When Your Boss Is the Emperor and Your Absenteeism Becomes Art
The delightful tale of ‘The Night Revels of Han Xizai’

One of the best stories in Chinese art involves an emperor in the mid-10th century and one of his employees who wasn’t acting up to snuff.
As Shanghai Daily explains it, Li Yu (AD 937–978) of the Tang Dynasty was dissatisfied with Han Xizai, a top official.
Han started slacking off soon after Li Yu took the throne. The emperor wanted Han to be chancellor — but Han had other ideas. He thought the Tang Dynasty would have a short shelf life due to the ineffectual leadership of Li Yu.
Han told a close friend that he wanted to “dirty himself to avoid becoming chancellor” and he didn’t want to become “the laughing stock of history.”
Han’s idea of getting dirty apparently involved ditching royal meetings and throwing nonstop parties at his home with his friends as well as the entertainment, including prostitutes. He was already well known for his 40 concubines and his fashionable hats.
Li Yu noticed Han’s absence from court. He just didn’t know why. What to do? Spy on him, of course. But how? There were no hidden cameras in the 10th century.
So the emperor used the tools he had at his disposal — namely the imperial court painters.
I wonder what was going through the minds of Zhou Wenju and Gu Hongzhong when they were dispatched to Han’s house to paint the goings-on. And I wonder what Han thought while they were documenting his throwdown.

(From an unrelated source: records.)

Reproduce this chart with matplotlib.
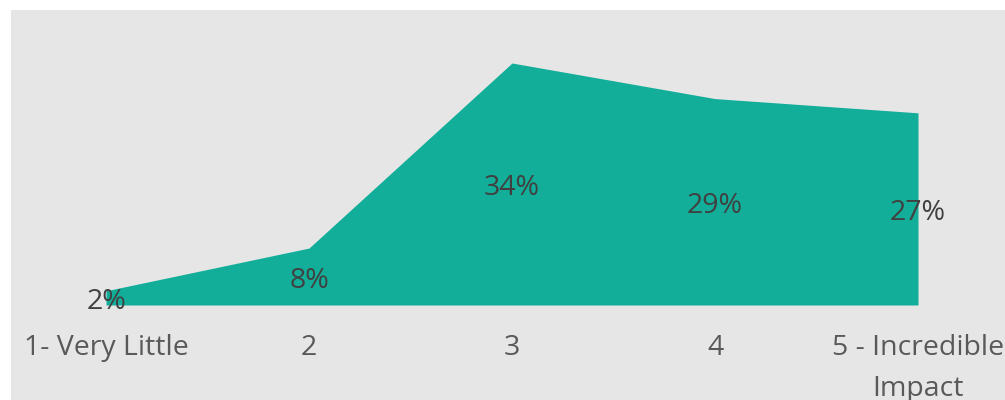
import matplotlib
matplotlib.use("Agg")
import matplotlib.pyplot as plt
from matplotlib.patches import Rectangle

categories = ["1- Very Little", "2", "3", "4", "5 - Incredible\nImpact"]
shares = [2, 8, 34, 29, 27]
value_labels = ["2%", "8%", "34%", "29%", "27%"]

plt.rcParams["font.family"] = ["Open Sans", "DejaVu Sans"]

W, H = 1005, 400
fig = plt.figure(figsize=(W / 100, H / 100), dpi=100)
fig.patch.set_facecolor("white")

# grey plot panel
fig.add_artist(Rectangle((11 / W, 0), 1 - 11 / W, (H - 10) / H,
                         transform=fig.transFigure, facecolor="#e6e6e6",
                         edgecolor="none", zorder=0))

ax = fig.add_axes([106 / W, 95 / H, 812 / W, 242 / H])
ax.set_facecolor("none")
x = list(range(len(categories)))
ax.fill_between(x, 0, shares, color="#12ae99", linewidth=0)
ax.set_xlim(0, len(categories) - 1)
ax.set_ylim(0, max(shares))

for xi, v, lab in zip(x, shares, value_labels):
    ax.annotate(lab, (xi, v / 2), xytext=(0, -3), textcoords="offset points",
                ha="center", va="center", fontsize=20.5, color="#404040",
                annotation_clip=False)

ax.set_xticks(x, categories)
ax.tick_params(axis="x", length=0, pad=21, labelsize=20.5, labelcolor="#595959")
for t in ax.get_xticklabels():
    t.set_linespacing(1.6)
ax.set_yticks([])
for s in ax.spines.values():
    s.set_visible(False)

fig.savefig("out.png", dpi=100)
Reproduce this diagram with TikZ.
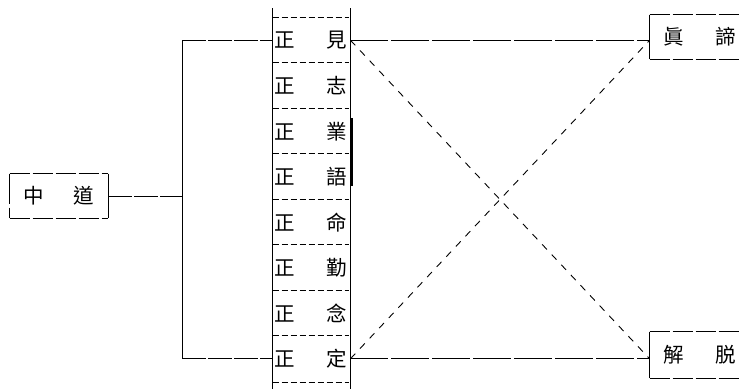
\documentclass[tikz,border=0pt]{standalone}
\usepackage{fontspec}
\newfontfamily\cjk{Noto Sans CJK TC}

\begin{document}
\begin{tikzpicture}[x=1pt, y=-1pt, line width=0.9pt,
    word/.style={font=\cjk\fontsize{20.5}{20.5}\selectfont, inner sep=0pt},
    row/.style={word, minimum width=78pt, minimum height=45.5pt},
    goal/.style={word, minimum width=100pt, minimum height=44pt},
    boxdash/.style={dash pattern=on 20pt off 3pt},
    rowdash/.style={dash pattern=on 6pt off 3pt},
    linkdash/.style={dash pattern=on 24pt off 2pt},
    longdash/.style={dash pattern=on 38pt off 3pt},
    crossdash/.style={dash pattern=on 7pt off 7pt}]
    \useasboundingbox (0,0) rectangle (741,389);
    \clip (0,0) rectangle (741,389);

    % left box
    \node[word, minimum width=98pt, minimum height=44pt] (zd) at (59,196) {中\hspace{29.5pt}道};
    \draw[boxdash] (zd.north west) -- (zd.north east);
    \draw[boxdash] (zd.south west) -- (zd.south east);
    \draw (zd.north east) -- (zd.south east);
    \draw[dash pattern=on 30pt off 4pt] (zd.north west) -- (zd.south west);

    % the eight rows
    \foreach \c [count=\i] in {見,志,業,語,命,勤,念,定}
    {
    \node[row] (r\i) at (311,{40.25+45.5*(\i-1)}) {正\hspace{31.5pt}\c};
    \draw[rowdash] ([xshift=1pt]r\i.north west) -- ([xshift=-1pt]r\i.north east);
    }
    \draw[rowdash] ([xshift=1pt]r8.south west) -- ([xshift=-1pt]r8.south east);
    \draw (272,8) -- (272,389);
    \draw (350,8) -- (350,389);
    \draw[line width=1.4pt] (352,118) -- (352,186);

    % right boxes
    \node[goal] (zhendi) at (700,37) {眞\hspace{31.5pt}諦};
    \node[goal, minimum height=46pt] (jietuo) at (700,355) {解\hspace{31.5pt}脱};
    \foreach \g in {zhendi, jietuo}
    {
    \draw (\g.north west) -- (\g.south west);
    \draw[boxdash] (\g.north west) -- (\g.north east);
    \draw[boxdash] (\g.south west) -- (\g.south east);
    }

    % links
    \coordinate (fork) at (182,196);
    \draw[linkdash] (zd.east) -- (fork);
    \draw (fork |- r1.west) -- (fork |- r8.west);
    \draw[linkdash] (fork |- r1.west) -- (r1.west);
    \draw[linkdash] (fork |- r8.west) -- (r8.west);
    \draw[longdash] (r1.east) -- (r1.east -| zhendi.west);
    \draw[longdash] (r8.east) -- (r8.east -| jietuo.west);
    \draw[crossdash] (r1.east) -- (r8.east -| jietuo.west);
    \draw[crossdash] (r8.east) -- (r1.east -| zhendi.west);
\end{tikzpicture}
\end{document}
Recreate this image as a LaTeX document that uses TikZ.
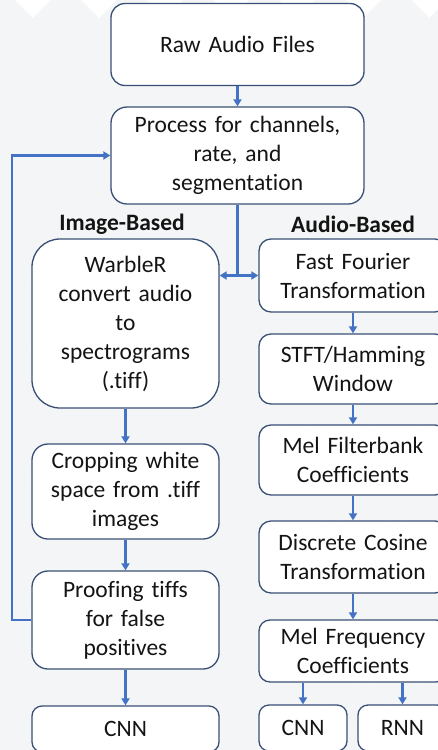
\documentclass[tikz,border=0pt]{standalone}
\usepackage{fontspec}
\setmainfont[Ligatures=NoCommon]{Carlito}
\usetikzlibrary{arrows.meta}
\definecolor{boxc}{HTML}{3A4F75}
\definecolor{arrc}{HTML}{4472C4}
\definecolor{txtc}{HTML}{141414}
\definecolor{bgd}{HTML}{F4F5F6}
\begin{document}
\begin{tikzpicture}[x=1pt,y=-1pt,
  box/.style={draw=boxc, fill=white, line width=1.3pt, align=center, text=txtc,
    font=\fontsize{23.5}{29}\selectfont, inner sep=0pt, text width=#1},
  box/.default=180pt,
  lab/.style={text=txtc, font=\fontsize{23.5}{29}\selectfont\bfseries},
  arr/.style={draw=arrc, line width=2.6pt, -{Triangle[length=7pt,width=8pt]}},
  barr/.style={draw=arrc, line width=2.6pt, {Triangle[length=7pt,width=8pt]}-{Triangle[length=7pt,width=8pt]}},
  ln/.style={draw=arrc, line width=2.6pt}
]
\useasboundingbox (0,0) rectangle (438,750);
\clip (0,0) rectangle (438,750);
\fill[white] (0,0) rectangle (438,750);
\foreach \j in {0,...,23}{
  \foreach \i in {0,...,7}{
    \pgfmathsetmacro\cx{66*\i + 33*mod(\j,2)}
    \pgfmathsetmacro\cy{18+33*\j-33}
    \fill[bgd] (\cx,\cy) -- ++(33,33) -- ++(-33,33) -- ++(-33,-33) -- cycle;
  }
}
% nodes
\node[box, minimum width=253pt, minimum height=82pt, rounded corners=14pt] (raw) at (237.5,44.5) {Raw Audio Files};
\node[box=240pt, minimum width=253pt, minimum height=97pt, rounded corners=16pt] (proc) at (237.5,155.5) {Process for channels,\\ rate, and\\ segmentation};
\node[lab] (ib) at (122,224) {Image-Based};
\node[lab] (ab) at (353,224) {Audio-Based};
\node[box, minimum width=187pt, minimum height=169pt, rounded corners=28pt] (warb) at (125.5,323.5) {WarbleR\\ convert audio\\ to\\ spectrograms\\ (.tiff)};
\node[box, minimum width=187pt, minimum height=95pt, rounded corners=16pt] (crop) at (125.5,491.5) {Cropping white\\ space from .tiff\\ images};
\node[box, minimum width=187pt, minimum height=98pt, rounded corners=16pt] (proof) at (125.5,620) {Proofing tiffs\\ for false\\ positives};
\node[box, minimum width=187pt, minimum height=46pt, rounded corners=10pt] (cnna) at (125.5,729) {CNN};
\node[box, minimum width=188pt, minimum height=73pt, rounded corners=12pt] (fft) at (353,275.5) {Fast Fourier\\ Transformation};
\node[box, minimum width=188pt, minimum height=70pt, rounded corners=12pt] (stft) at (353,369) {STFT/Hamming\\ Window};
\node[box, minimum width=188pt, minimum height=70pt, rounded corners=12pt] (melf) at (353,460) {Mel Filterbank\\ Coefficients};
\node[box, minimum width=188pt, minimum height=72pt, rounded corners=12pt] (dct) at (353,557) {Discrete Cosine\\ Transformation};
\node[box, minimum width=188pt, minimum height=62pt, rounded corners=11pt] (mfcc) at (353,651) {Mel Frequency\\ Coefficients};
\node[box=80pt, minimum width=88pt, minimum height=46pt, rounded corners=10pt] (cnnb) at (303,728) {CNN};
\node[box=80pt, minimum width=89pt, minimum height=46pt, rounded corners=10pt] (rnn) at (402.5,728) {RNN};
% connectors
\draw[arr] (raw.south) -- (proc.north);
\coordinate (jn) at (proc.south |- fft.west);
\draw[ln] (proc.south) -- (jn);
\draw[barr] (warb.east |- jn) -- (fft.west |- jn);
\coordinate (fb1) at (12,620);
\coordinate (fb2) at (12,155.5);
\draw[arr] (proof.west) -- (fb1) -- (fb2) -- (proc.west);
\draw[arr] (warb.south) -- (crop.north);
\draw[arr] (crop.south) -- (proof.north);
\draw[arr] (proof.south) -- (cnna.north);
\draw[arr] (fft.south) -- (stft.north);
\draw[arr] (stft.south) -- (melf.north);
\draw[arr] (melf.south) -- (dct.north);
\draw[arr] (dct.south) -- (mfcc.north);
\draw[arr] (cnnb.north |- mfcc.south) -- (cnnb.north);
\draw[arr] (rnn.north |- mfcc.south) -- (rnn.north);
\end{tikzpicture}
\end{document}
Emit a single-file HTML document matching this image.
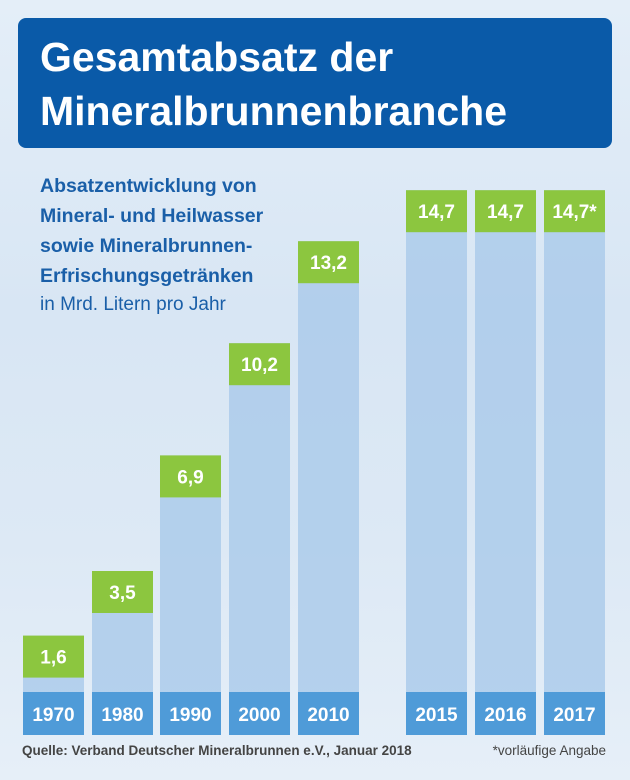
<!DOCTYPE html>
<html><head><meta charset="utf-8"><style>
body{margin:0;width:630px;height:780px;overflow:hidden;font-family:"Liberation Sans",sans-serif;}
#bg{position:absolute;left:0;top:0;width:630px;height:780px;background:linear-gradient(180deg,#e4eef8 0%,#d8e6f4 40%,#dde9f5 70%,#e6eff8 100%);}
#title{position:absolute;left:18px;top:18px;width:594px;height:130px;background:#0a5aa8;border-radius:8px;color:#fff;font-weight:bold;font-size:41px;line-height:54px;box-sizing:border-box;padding:12px 0 0 22px;}
.sub{position:absolute;left:40px;color:#1a5fa8;font-weight:bold;font-size:19.5px;}
</style></head><body>
<div id="bg"></div>
<div id="title">Gesamtabsatz der<br>Mineralbrunnenbranche</div>
<div class="sub" style="top:171px;line-height:30px">Absatzentwicklung von<br>Mineral- und Heilwasser<br>sowie Mineralbrunnen-<br>Erfrischungsgetränken</div>
<div class="sub" style="top:294px;font-weight:normal;font-size:19px">in Mrd. Litern pro Jahr</div>
<svg id="chart" width="630" height="780" style="position:absolute;left:0;top:0"></svg>
<div style="position:absolute;left:22px;top:743px;font-size:13.5px;font-weight:bold;color:#444">Quelle: Verband Deutscher Mineralbrunnen e.V., Januar 2018</div>
<div style="position:absolute;right:24px;top:743px;font-size:13.5px;color:#444">*vorläufige Angabe</div>
<script>
const years=["1970","1980","1990","2000","2010","2015","2016","2017"];
const values=[1.6,3.5,6.9,10.2,13.2,14.7,14.7,14.7];
const labels=["1,6","3,5","6,9","10,2","13,2","14,7","14,7","14,7*"];
const xLeft=[23,92,160,229,298,406,475,544];
const NS="http://www.w3.org/2000/svg";
const svg=document.getElementById('chart');
function y(v){return 690-v*34;}
function mk(t,a){const e=document.createElementNS(NS,t);for(const k in a)e.setAttribute(k,a[k]);svg.appendChild(e);return e;}
const W=61;
years.forEach((yr,i)=>{
  const x=xLeft[i],top=y(values[i]);
  const bar=mk('rect',{x:x,y:top,width:W,height:692-top,fill:'#a9c9ea',opacity:0.8});
  
  
  const g=mk('rect',{x:x,y:top,width:W,height:42,fill:'#8cc63f'});
  
  
  const t=mk('text',{x:x+W/2,y:top+28,'text-anchor':'middle',fill:'#fff','font-size':19,'font-weight':'bold','font-family':'Liberation Sans, sans-serif'});
  t.textContent=labels[i];
  
  
  const yb=mk('rect',{x:x,y:692,width:W,height:43,fill:'#4f9bd8'});
  
  
  const yt=mk('text',{x:x+W/2,y:721,'text-anchor':'middle',fill:'#fff','font-size':19,'font-weight':'bold','font-family':'Liberation Sans, sans-serif'});
  yt.textContent=yr;
  
  
});
</script>
</body></html>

Both men did a thorough job, concubines and all.
Well, I take that back. Zhou Wenju probably did a good job but his scrolls were lost to time. The work of Gu Hongzhong is what survives. Shanghai Daily calls Gu’s effort “one of the most treasured masterpieces in traditional Chinese painting.”
The whole piece is a 28.7 x 335.5 centimeter silk handscroll, divided into five separate sections by screens placed at intervals. It is meant to be read as a kind of book from right to left.

Han is the life of the party — or is he?
The Palace Museum in Beijing which houses the scroll, breaks down what is happening at the gathering, namely 40 different people “flirting, chatting, singing and dancing to delightful music.”
In the first scene, Han Xizai, in the cone-shaped hat, sits on a couch with his red-robed companion Lang Can, a scholar. They listen to a pipa lute played by the sister of the assistant director of the Imperial Theatre and Music Academy, who is beside her. The girl in the blue dress is Wang Wushan, a dancer. Everyone in each scene is dutifully identified by the artists.

Another scene depicts Wang Wushan dancing to Han’s drumbeats. Everybody watches her — except the monk Deming, who averts his gaze. A third scene shows Han with four female companions, and a fourth portrays five women playing flutes before a bare-chested Han. In the last scene, he waves goodbye to his guests with the hand not holding his drum sticks.
According to a museum interpretation of the work, all that glitters was not gold for Han.
On the one hand, he indulges himself in wine, women and song, beating a drum for a servant dancer and enjoying a concert in open robe. On the other hand, he appears to be absent-minded and wistful during the revelry…All these expressions contribute to the very indication of Han’s unhappy life in his old age.
Shanghai Daily said that the painting didn’t get Han in trouble with the emperor — rather it made him a little more likable to Li Yu. Maybe the emperor was glad to know that his subject wasn’t plotting against him. Maybe he simply wanted to score an invite to the next one.
Just before Han succumbed to an illness in 970 he reached out to the emperor with a final message.
“I do not have contributions even as great as trampling grass, but have faults that rose even to the heavens. My old wife lies on the bed, moaning, and my young sons sit around the bed, crying.”
Mournful, Li Yu made Han chancellor posthumously. Six years later, however, Han’s prediction about the ruler came to pass. Li Yu was taken captive by the Song Dynasty armies. In 978 he was forced to drink poison and died.
But the story of the two men — and one epic night — lives on.